§ **Task description**
The data must be returned in full and exactly as given.

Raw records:
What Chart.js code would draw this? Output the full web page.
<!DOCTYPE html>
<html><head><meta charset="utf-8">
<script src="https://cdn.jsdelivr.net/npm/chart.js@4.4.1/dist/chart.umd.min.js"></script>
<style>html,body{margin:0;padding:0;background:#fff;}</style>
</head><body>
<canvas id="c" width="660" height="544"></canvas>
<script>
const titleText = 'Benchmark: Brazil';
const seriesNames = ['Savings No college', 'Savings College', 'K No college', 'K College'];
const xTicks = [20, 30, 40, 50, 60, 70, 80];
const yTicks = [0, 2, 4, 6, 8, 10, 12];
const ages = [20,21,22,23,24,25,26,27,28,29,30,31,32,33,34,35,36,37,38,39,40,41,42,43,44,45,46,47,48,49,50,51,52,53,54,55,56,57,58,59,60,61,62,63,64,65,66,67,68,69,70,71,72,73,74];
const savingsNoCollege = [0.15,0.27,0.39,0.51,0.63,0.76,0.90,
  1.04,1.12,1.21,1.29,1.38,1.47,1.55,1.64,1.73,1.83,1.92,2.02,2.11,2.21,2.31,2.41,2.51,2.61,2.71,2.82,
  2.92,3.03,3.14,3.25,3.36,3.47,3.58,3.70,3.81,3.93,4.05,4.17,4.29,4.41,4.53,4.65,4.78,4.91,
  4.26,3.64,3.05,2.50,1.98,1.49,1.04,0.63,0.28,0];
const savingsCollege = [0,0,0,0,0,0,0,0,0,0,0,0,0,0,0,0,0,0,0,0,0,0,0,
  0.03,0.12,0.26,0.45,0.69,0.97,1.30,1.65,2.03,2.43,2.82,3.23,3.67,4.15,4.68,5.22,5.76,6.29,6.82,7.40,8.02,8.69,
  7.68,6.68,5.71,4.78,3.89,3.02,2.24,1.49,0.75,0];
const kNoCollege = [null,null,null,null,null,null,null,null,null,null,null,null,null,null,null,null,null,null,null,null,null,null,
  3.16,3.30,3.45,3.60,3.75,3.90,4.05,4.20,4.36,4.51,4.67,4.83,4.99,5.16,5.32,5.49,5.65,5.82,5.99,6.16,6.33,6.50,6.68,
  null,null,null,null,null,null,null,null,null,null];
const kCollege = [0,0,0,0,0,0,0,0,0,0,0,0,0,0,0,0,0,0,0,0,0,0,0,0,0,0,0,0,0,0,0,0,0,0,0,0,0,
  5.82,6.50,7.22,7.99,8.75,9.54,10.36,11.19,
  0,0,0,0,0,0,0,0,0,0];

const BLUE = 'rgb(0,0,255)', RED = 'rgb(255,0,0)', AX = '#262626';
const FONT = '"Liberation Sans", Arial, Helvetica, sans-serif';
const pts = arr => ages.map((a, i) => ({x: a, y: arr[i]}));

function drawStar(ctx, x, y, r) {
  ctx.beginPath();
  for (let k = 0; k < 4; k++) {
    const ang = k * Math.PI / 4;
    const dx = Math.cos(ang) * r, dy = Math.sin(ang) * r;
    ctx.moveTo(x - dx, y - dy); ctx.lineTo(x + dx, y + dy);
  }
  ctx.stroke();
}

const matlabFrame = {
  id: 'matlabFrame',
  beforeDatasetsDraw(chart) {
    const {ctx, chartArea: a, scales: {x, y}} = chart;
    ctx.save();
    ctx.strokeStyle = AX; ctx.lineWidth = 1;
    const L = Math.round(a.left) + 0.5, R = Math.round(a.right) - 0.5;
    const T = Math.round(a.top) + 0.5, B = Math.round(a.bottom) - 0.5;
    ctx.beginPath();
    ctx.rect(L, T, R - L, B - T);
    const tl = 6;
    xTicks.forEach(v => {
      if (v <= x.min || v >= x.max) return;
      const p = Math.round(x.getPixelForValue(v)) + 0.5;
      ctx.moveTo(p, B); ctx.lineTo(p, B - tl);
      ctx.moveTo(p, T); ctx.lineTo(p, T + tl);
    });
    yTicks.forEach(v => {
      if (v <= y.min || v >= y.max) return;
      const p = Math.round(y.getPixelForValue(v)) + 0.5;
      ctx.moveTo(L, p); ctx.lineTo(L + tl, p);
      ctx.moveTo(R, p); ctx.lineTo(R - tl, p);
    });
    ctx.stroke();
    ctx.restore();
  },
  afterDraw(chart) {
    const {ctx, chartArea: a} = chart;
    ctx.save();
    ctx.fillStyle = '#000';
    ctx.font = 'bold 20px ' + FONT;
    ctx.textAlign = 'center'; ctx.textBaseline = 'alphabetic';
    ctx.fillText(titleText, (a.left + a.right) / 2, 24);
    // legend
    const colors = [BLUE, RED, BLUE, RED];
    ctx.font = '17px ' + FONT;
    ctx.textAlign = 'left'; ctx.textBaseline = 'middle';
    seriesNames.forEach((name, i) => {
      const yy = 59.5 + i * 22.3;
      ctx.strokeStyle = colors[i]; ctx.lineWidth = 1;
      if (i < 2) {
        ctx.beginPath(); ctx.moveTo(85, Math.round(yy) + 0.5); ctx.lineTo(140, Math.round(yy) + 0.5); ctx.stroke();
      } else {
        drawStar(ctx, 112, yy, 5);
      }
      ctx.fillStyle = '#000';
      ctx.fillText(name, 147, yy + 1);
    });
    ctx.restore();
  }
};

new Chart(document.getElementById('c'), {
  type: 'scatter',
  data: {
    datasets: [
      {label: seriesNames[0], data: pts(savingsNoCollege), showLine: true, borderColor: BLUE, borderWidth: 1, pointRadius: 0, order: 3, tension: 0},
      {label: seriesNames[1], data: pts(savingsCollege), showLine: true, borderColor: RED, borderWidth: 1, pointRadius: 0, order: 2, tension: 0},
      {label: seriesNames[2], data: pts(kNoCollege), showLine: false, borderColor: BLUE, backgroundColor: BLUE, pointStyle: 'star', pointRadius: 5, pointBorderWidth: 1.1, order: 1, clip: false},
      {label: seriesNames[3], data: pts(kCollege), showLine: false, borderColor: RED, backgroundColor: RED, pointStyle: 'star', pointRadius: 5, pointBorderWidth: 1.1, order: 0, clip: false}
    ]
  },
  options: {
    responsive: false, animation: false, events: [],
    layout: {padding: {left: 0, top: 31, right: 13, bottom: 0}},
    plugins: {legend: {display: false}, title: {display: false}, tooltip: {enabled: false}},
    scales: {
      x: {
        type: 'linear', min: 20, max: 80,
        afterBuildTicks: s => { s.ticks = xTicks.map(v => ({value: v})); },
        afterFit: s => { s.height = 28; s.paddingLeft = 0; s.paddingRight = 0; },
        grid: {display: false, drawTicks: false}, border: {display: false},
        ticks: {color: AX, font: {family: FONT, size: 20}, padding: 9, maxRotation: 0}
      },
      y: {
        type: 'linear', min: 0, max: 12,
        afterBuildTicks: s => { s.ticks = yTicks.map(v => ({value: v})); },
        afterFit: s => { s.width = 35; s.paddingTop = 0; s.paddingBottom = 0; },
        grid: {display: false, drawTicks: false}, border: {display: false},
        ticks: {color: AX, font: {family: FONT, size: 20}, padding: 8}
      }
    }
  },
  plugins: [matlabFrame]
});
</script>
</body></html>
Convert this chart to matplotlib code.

§ **Problem solution**
What Chart.js code would draw this? Output the full web page.
<!DOCTYPE html>
<html><head><meta charset="utf-8">
<script src="https://cdn.jsdelivr.net/npm/chart.js@4.4.1/dist/chart.umd.min.js"></script>
<style>html,body{margin:0;padding:0;background:#fff;}</style>
</head><body>
<canvas id="c" width="660" height="544"></canvas>
<script>
const titleText = 'Benchmark: Brazil';
const seriesNames = ['Savings No college', 'Savings College', 'K No college', 'K College'];
const xTicks = [20, 30, 40, 50, 60, 70, 80];
const yTicks = [0, 2, 4, 6, 8, 10, 12];
const ages = [20,21,22,23,24,25,26,27,28,29,30,31,32,33,34,35,36,37,38,39,40,41,42,43,44,45,46,47,48,49,50,51,52,53,54,55,56,57,58,59,60,61,62,63,64,65,66,67,68,69,70,71,72,73,74];
const savingsNoCollege = [0.15,0.27,0.39,0.51,0.63,0.76,0.90,
  1.04,1.12,1.21,1.29,1.38,1.47,1.55,1.64,1.73,1.83,1.92,2.02,2.11,2.21,2.31,2.41,2.51,2.61,2.71,2.82,
  2.92,3.03,3.14,3.25,3.36,3.47,3.58,3.70,3.81,3.93,4.05,4.17,4.29,4.41,4.53,4.65,4.78,4.91,
  4.26,3.64,3.05,2.50,1.98,1.49,1.04,0.63,0.28,0];
const savingsCollege = [0,0,0,0,0,0,0,0,0,0,0,0,0,0,0,0,0,0,0,0,0,0,0,
  0.03,0.12,0.26,0.45,0.69,0.97,1.30,1.65,2.03,2.43,2.82,3.23,3.67,4.15,4.68,5.22,5.76,6.29,6.82,7.40,8.02,8.69,
  7.68,6.68,5.71,4.78,3.89,3.02,2.24,1.49,0.75,0];
const kNoCollege = [null,null,null,null,null,null,null,null,null,null,null,null,null,null,null,null,null,null,null,null,null,null,
  3.16,3.30,3.45,3.60,3.75,3.90,4.05,4.20,4.36,4.51,4.67,4.83,4.99,5.16,5.32,5.49,5.65,5.82,5.99,6.16,6.33,6.50,6.68,
  null,null,null,null,null,null,null,null,null,null];
const kCollege = [0,0,0,0,0,0,0,0,0,0,0,0,0,0,0,0,0,0,0,0,0,0,0,0,0,0,0,0,0,0,0,0,0,0,0,0,0,
  5.82,6.50,7.22,7.99,8.75,9.54,10.36,11.19,
  0,0,0,0,0,0,0,0,0,0];

const BLUE = 'rgb(0,0,255)', RED = 'rgb(255,0,0)', AX = '#262626';
const FONT = '"Liberation Sans", Arial, Helvetica, sans-serif';
const pts = arr => ages.map((a, i) => ({x: a, y: arr[i]}));

function drawStar(ctx, x, y, r) {
  ctx.beginPath();
  for (let k = 0; k < 4; k++) {
    const ang = k * Math.PI / 4;
    const dx = Math.cos(ang) * r, dy = Math.sin(ang) * r;
    ctx.moveTo(x - dx, y - dy); ctx.lineTo(x + dx, y + dy);
  }
  ctx.stroke();
}

const matlabFrame = {
  id: 'matlabFrame',
  beforeDatasetsDraw(chart) {
    const {ctx, chartArea: a, scales: {x, y}} = chart;
    ctx.save();
    ctx.strokeStyle = AX; ctx.lineWidth = 1;
    const L = Math.round(a.left) + 0.5, R = Math.round(a.right) - 0.5;
    const T = Math.round(a.top) + 0.5, B = Math.round(a.bottom) - 0.5;
    ctx.beginPath();
    ctx.rect(L, T, R - L, B - T);
    const tl = 6;
    xTicks.forEach(v => {
      if (v <= x.min || v >= x.max) return;
      const p = Math.round(x.getPixelForValue(v)) + 0.5;
      ctx.moveTo(p, B); ctx.lineTo(p, B - tl);
      ctx.moveTo(p, T); ctx.lineTo(p, T + tl);
    });
    yTicks.forEach(v => {
      if (v <= y.min || v >= y.max) return;
      const p = Math.round(y.getPixelForValue(v)) + 0.5;
      ctx.moveTo(L, p); ctx.lineTo(L + tl, p);
      ctx.moveTo(R, p); ctx.lineTo(R - tl, p);
    });
    ctx.stroke();
    ctx.restore();
  },
  afterDraw(chart) {
    const {ctx, chartArea: a} = chart;
    ctx.save();
    ctx.fillStyle = '#000';
    ctx.font = 'bold 20px ' + FONT;
    ctx.textAlign = 'center'; ctx.textBaseline = 'alphabetic';
    ctx.fillText(titleText, (a.left + a.right) / 2, 24);
    // legend
    const colors = [BLUE, RED, BLUE, RED];
    ctx.font = '17px ' + FONT;
    ctx.textAlign = 'left'; ctx.textBaseline = 'middle';
    seriesNames.forEach((name, i) => {
      const yy = 59.5 + i * 22.3;
      ctx.strokeStyle = colors[i]; ctx.lineWidth = 1;
      if (i < 2) {
        ctx.beginPath(); ctx.moveTo(85, Math.round(yy) + 0.5); ctx.lineTo(140, Math.round(yy) + 0.5); ctx.stroke();
      } else {
        drawStar(ctx, 112, yy, 5);
      }
      ctx.fillStyle = '#000';
      ctx.fillText(name, 147, yy + 1);
    });
    ctx.restore();
  }
};

new Chart(document.getElementById('c'), {
  type: 'scatter',
  data: {
    datasets: [
      {label: seriesNames[0], data: pts(savingsNoCollege), showLine: true, borderColor: BLUE, borderWidth: 1, pointRadius: 0, order: 3, tension: 0},
      {label: seriesNames[1], data: pts(savingsCollege), showLine: true, borderColor: RED, borderWidth: 1, pointRadius: 0, order: 2, tension: 0},
      {label: seriesNames[2], data: pts(kNoCollege), showLine: false, borderColor: BLUE, backgroundColor: BLUE, pointStyle: 'star', pointRadius: 5, pointBorderWidth: 1.1, order: 1, clip: false},
      {label: seriesNames[3], data: pts(kCollege), showLine: false, borderColor: RED, backgroundColor: RED, pointStyle: 'star', pointRadius: 5, pointBorderWidth: 1.1, order: 0, clip: false}
    ]
  },
  options: {
    responsive: false, animation: false, events: [],
    layout: {padding: {left: 0, top: 31, right: 13, bottom: 0}},
    plugins: {legend: {display: false}, title: {display: false}, tooltip: {enabled: false}},
    scales: {
      x: {
        type: 'linear', min: 20, max: 80,
        afterBuildTicks: s => { s.ticks = xTicks.map(v => ({value: v})); },
        afterFit: s => { s.height = 28; s.paddingLeft = 0; s.paddingRight = 0; },
        grid: {display: false, drawTicks: false}, border: {display: false},
        ticks: {color: AX, font: {family: FONT, size: 20}, padding: 9, maxRotation: 0}
      },
      y: {
        type: 'linear', min: 0, max: 12,
        afterBuildTicks: s => { s.ticks = yTicks.map(v => ({value: v})); },
        afterFit: s => { s.width = 35; s.paddingTop = 0; s.paddingBottom = 0; },
        grid: {display: false, drawTicks: false}, border: {display: false},
        ticks: {color: AX, font: {family: FONT, size: 20}, padding: 8}
      }
    }
  },
  plugins: [matlabFrame]
});
</script>
</body></html>
Convert this chart to matplotlib code.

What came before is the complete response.